THE BUZZ around Novato's Hamilton Field is that Disney is about to move into town, opening a large 3-D animation division in one of the old airfield's hangars and turning the old air force base into an entertainment hub.
Even before the Navy moved out, Hamilton's hangars were envisioned as a likely site for Marin filmmaker George Lucas to set up shop. But Marin's movie mogul built in Lucas Valley instead and moved his movie-making operations to a new complex in San Francisco.
But the empty hangars are slowly fulfilling that vision, as news is perking that Disney's new 3-D computer animation group, ImageMovers Digital, plans to set up shop in 90,000 square feet of hangar space that could accommodate more than 300 workers.
"I've heard it's happening," said one veteran of Marin's commercial real estate market. "It pretty well fills up Hamilton."
Neither Disney nor Hamilton Landing's owner, the Barker Pacific Group, returned the IJ's inquiries.
According to the San Francisco Business Times, the Disney team is headed by Oscar-winning director Robert Zemeckis and his movie-producing partners Steve Starkey and Jack Rapke. Zemeckis, who directed "Forrest Gump," is no stranger to Marin. He worked with Lucas' Skywalker Ranch studios on the 2000 Tom Hanks movie, "Cast Away." In addition, San Rafael-based Ice Blink Studios worked on the 2006 motion-capture animation movie, "Monster House," on which Zemeckis was executive producer, and his new animated film, "Beowulf," according to the firm's Web page.
The move would provide Disney a high-tech presence on two sides of the bay, teaming with Emeryville-based Pixar, which last year merged with Disney.

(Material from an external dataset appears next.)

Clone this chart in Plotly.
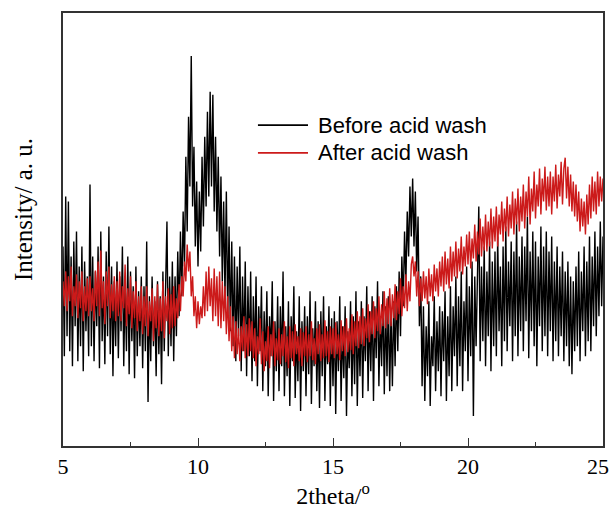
import plotly.graph_objects as go

# Scan grid (2theta, degrees)
two_theta_start = 5.0
two_theta_step = 0.05

# Intensity (a.u.) before acid wash, 20 points per degree
before_acid = [
    200, 90, 250, 110, 245, 95, 190, 80, 205, 120, 215, 85, 180, 100, 200, 75, 185, 115, 170, 90,
    262, 100, 190, 85, 175, 120, 200, 78, 215, 105, 170, 82, 195, 110, 220, 92, 180, 70, 165, 100,
    185, 88, 170, 115, 200, 80, 165, 95, 190, 72, 175, 105, 160, 68, 180, 90, 155, 100, 170, 78,
    160, 95, 205, 44, 150, 85, 170, 100, 145, 70, 165, 92, 150, 62, 175, 95, 160, 225, 90, 170,
    100, 185, 85, 170, 110, 195, 130, 215, 150, 235, 180, 290, 215, 330, 260, 391, 240, 300, 200, 265,
    180, 255, 195, 290, 220, 310, 240, 335, 250, 355, 260, 352, 235, 310, 215, 290, 190, 270, 165, 245,
    150, 255, 130, 220, 115, 205, 100, 190, 85, 180, 110, 200, 75, 170, 95, 185, 70, 160, 90, 175,
    65, 150, 85, 170, 60, 140, 95, 160, 55, 135, 80, 155, 50, 130, 90, 165, 45, 125, 75, 150,
    55, 140, 80, 175, 50, 120, 70, 145, 40, 130, 85, 160, 48, 115, 65, 150, 35, 125, 75, 140,
    50, 130, 72, 155, 42, 118, 80, 145, 55, 125, 38, 135, 70, 150, 45, 120, 82, 140, 40, 128,
    60, 135, 32, 125, 75, 150, 45, 120, 68, 140, 30, 115, 78, 145, 50, 130, 62, 155, 40, 125,
    70, 145, 48, 130, 85, 160, 55, 135, 75, 150, 45, 140, 88, 165, 60, 130, 80, 155, 52, 140,
    70, 150, 55, 135, 60, 145, 80, 160, 95, 175, 110, 190, 140, 215, 165, 235, 190, 260, 210, 268,
    200, 255, 175, 230, 120, 170, 60, 140, 45, 120, 70, 145, 40, 110, 80, 150, 55, 125, 75, 140,
    50, 135, 85, 155, 45, 130, 70, 160, 55, 140, 90, 170, 60, 150, 80, 175, 55, 145, 95, 180,
    65, 160, 90, 185, 30, 170, 100, 195, 240, 85, 180, 105, 200, 80, 175, 110, 205, 75, 185, 100,
    195, 90, 210, 115, 180, 80, 200, 105, 220, 95, 185, 120, 205, 85, 195, 110, 225, 90, 190, 115,
    210, 95, 200, 125, 230, 88, 195, 115, 215, 100, 205, 80, 190, 120, 220, 95, 200, 110, 215, 90,
    195, 115, 210, 85, 185, 105, 200, 90, 180, 110, 195, 85, 175, 100, 185, 80, 170, 72, 165, 95,
    180, 100, 195, 85, 175, 115, 200, 90, 185, 105, 210, 95, 190, 120, 215, 110, 200, 130, 225, 140,
    210,
]

# Intensity (a.u.) after acid wash
after_acid = [
    165, 140, 175, 135, 170, 145, 180, 130, 160, 140, 172, 128, 165, 138, 175, 125, 160, 135, 168, 130,
    170, 135, 158, 125, 176, 140, 185, 130, 196, 138, 165, 122, 175, 140, 180, 128, 162, 135, 170, 125,
    165, 130, 175, 125, 160, 138, 182, 120, 158, 132, 170, 118, 155, 128, 165, 115, 150, 125, 160, 112,
    150, 120, 160, 110, 145, 125, 158, 105, 150, 118, 162, 110, 148, 115, 165, 108, 150, 125, 158, 112,
    152, 118, 160, 120, 148, 128, 162, 135, 170, 150, 185, 165, 202, 175, 195, 150, 170, 130, 150, 118,
    145, 122, 140, 128, 160, 130, 175, 135, 180, 140, 168, 125, 178, 130, 170, 120, 175, 118, 165, 125,
    160, 112, 150, 105, 140, 95, 130, 88, 125, 92, 118, 85, 120, 95, 130, 88, 122, 90, 128, 95,
    125, 88, 118, 80, 110, 92, 128, 82, 115, 75, 105, 85, 120, 78, 112, 90, 125, 80, 108, 86,
    118, 82, 112, 90, 125, 84, 110, 78, 120, 88, 115, 80, 122, 92, 110, 85, 118, 80, 114, 90,
    120, 84, 112, 90, 125, 86, 108, 82, 118, 92, 122, 85, 112, 88, 126, 90, 115, 84, 120, 92,
    118, 88, 124, 92, 112, 86, 126, 95, 120, 90, 128, 94, 118, 96, 132, 92, 125, 100, 135, 98,
    130, 102, 138, 100, 128, 108, 142, 104, 135, 112, 145, 108, 138, 115, 150, 112, 142, 120, 155, 118,
    148, 122, 158, 120, 152, 128, 162, 126, 155, 132, 168, 130, 160, 138, 172, 135, 165, 145, 182, 190,
    170, 185, 150, 175, 140, 168, 145, 175, 148, 170, 142, 178, 150, 172, 145, 182, 155, 178, 150, 185,
    160, 190, 155, 195, 162, 188, 158, 200, 165, 195, 170, 205, 168, 198, 175, 210, 172, 200, 180, 212,
    182, 215, 178, 208, 188, 222, 185, 215, 192, 228, 190, 220, 196, 232, 195, 225, 200, 238, 198, 230,
    205, 240, 200, 232, 212, 245, 205, 238, 215, 250, 210, 242, 218, 255, 212, 248, 222, 258, 215, 250,
    225, 262, 218, 255, 230, 270, 222, 258, 235, 275, 228, 262, 240, 278, 232, 268, 245, 280, 236, 270,
    240, 275, 232, 270, 245, 282, 238, 272, 250, 285, 242, 278, 289, 248, 280, 240, 272, 235, 265, 230,
    262, 225, 255, 215, 248, 220, 245, 212, 252, 222, 262, 228, 270, 235, 265, 232, 275, 240, 270, 245,
    268,
]

series_names = ["Before acid wash", "After acid wash"]
series_colors = ["#000000", "#cc1a1a"]

x_ticks = [5, 10, 15, 20, 25]
x_tick_labels = ["5", "10", "15", "20", "25"]
x_minor_ticks = [7.5, 12.5, 17.5, 22.5]

two_theta = [round(two_theta_start + i * two_theta_step, 2) for i in range(len(before_acid))]

fig = go.Figure()
for name, ys, col in zip(series_names, [before_acid, after_acid], series_colors):
    fig.add_trace(go.Scatter(x=two_theta, y=ys, mode="lines", name=name,
                             line=dict(color=col, width=1.4), showlegend=False))

tick_font = dict(family="Liberation Serif", size=22, color="black")

# manual legend (long line samples as in the original)
leg_x0, leg_x1, leg_tx = 0.361, 0.4537, 0.468
leg_y = [0.741, 0.677]
shapes = []
annotations = []
for name, col, yy in zip(series_names, series_colors, leg_y):
    shapes.append(dict(type="line", xref="paper", yref="paper", x0=leg_x0, x1=leg_x1, y0=yy, y1=yy,
                       line=dict(color=col, width=1.6)))
    annotations.append(dict(xref="paper", yref="paper", x=leg_tx, y=yy, text=name, showarrow=False,
                            xanchor="left", yanchor="middle",
                            font=dict(family="Liberation Sans", size=22, color="black")))

# y-axis title (placed slightly above the centre, as in the original)
annotations.append(dict(xref="paper", yref="paper", x=-0.074, y=0.545, text="Intensity/ a. u.",
                        textangle=-90, showarrow=False, xanchor="center", yanchor="middle",
                        font=dict(family="Liberation Serif", size=25, color="black")))

# last tick label, kept inside the window edge
annotations.append(dict(xref="x", yref="paper", x=x_ticks[-1], y=0, text=x_tick_labels[-1],
                        showarrow=False, xanchor="right", yanchor="top", xshift=8, yshift=-6,
                        font=tick_font))

fig.update_layout(
    width=612, height=516,
    margin=dict(l=63, r=9, t=13, b=70, autoexpand=False),
    paper_bgcolor="white", plot_bgcolor="white",
    shapes=shapes, annotations=annotations,
    showlegend=False,
)
fig.update_xaxes(
    range=[5, 25], tickvals=x_ticks, ticktext=x_tick_labels[:-1] + [""],
    ticks="inside", ticklen=8, tickwidth=1.3, tickcolor="#333",
    automargin=False,
    minor=dict(tickvals=x_minor_ticks, ticks="inside", ticklen=4, tickwidth=1.2, tickcolor="#333"),
    showline=True, mirror=True, linecolor="#333", linewidth=1.5,
    showgrid=False, zeroline=False,
    tickfont=tick_font,
    title=dict(text="2theta/<sup>o</sup>", font=dict(family="Liberation Serif", size=24, color="black"),
               standoff=7),
)
fig.update_yaxes(
    range=[0, 434], showticklabels=False, ticks="", automargin=False,
    showline=True, mirror=True, linecolor="#333", linewidth=1.5,
    showgrid=False, zeroline=False,
)

# page without body margin / scrollbars so the 612x516 figure fills the window
page_css = ("document.documentElement.style.overflow='hidden';"
            "document.body.style.margin='0';document.body.style.overflow='hidden';")
fig.write_html("out.html", post_script=page_css, config={"displayModeBar": False})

Marin Supervisor Judy Arnold, who represents Novato on the county board, said she's heard Hamilton Landing is "one of the finalists" in Disney's search for a site for its new division.
Novato Councilman Jim Leland, a Hamilton resident and a local real estate agent, said he's heard that representatives of the Barker Pacific Group have their fingers crossed that they are close to signing a large tenant, but he doesn't blame the company for being tight-lipped about specifics until after a lease is signed.
City Manager Dan Keen said he's been aware that Disney has shopped around Marin for a possible site. He says Hamilton Landing may be an ideal candidate.
"I would tell you that Hamilton Landing strikes me as a place where they would be moving," he said.
The promise of attracting better-paying jobs and the vibrancy of the entertainment industry should be healthy for Novato, he said.
Hamilton has quietly filled up with a growing number of tenants connected to animation and video games.
In March, Sony Imageworks opened a small studio at Hamilton.
Toys for Bob, which has been making video games out of its Redwood Boulevard digs since 2002, has outgrown that space and is planning to move to Hamilton.
It plans to complete its crosstown move in July.
The firm, headed by Paul Reiche of Novato, is a development studio of Activision, a Santa Monica-based video games giant. Its big hits have been "Tony Hawke Downhill Jam," a skateboard game, and "Madagascar," a game based on the 2005 animated movie.
Alex Ness, a producer at Toys for Bob, said the company and its 44 employees are looking forward to the move across town. The move doesn't portend any big expansion plans, he said.
"We just want to stay small," Ness said.
While its employees are looking forward to designing work space from scratch, they are going to miss the short walk to Trader Joe's and Starbucks they now enjoy, he said.
They will join other game producers, including Nihilistic and 2K Sports, as Hamilton tenants.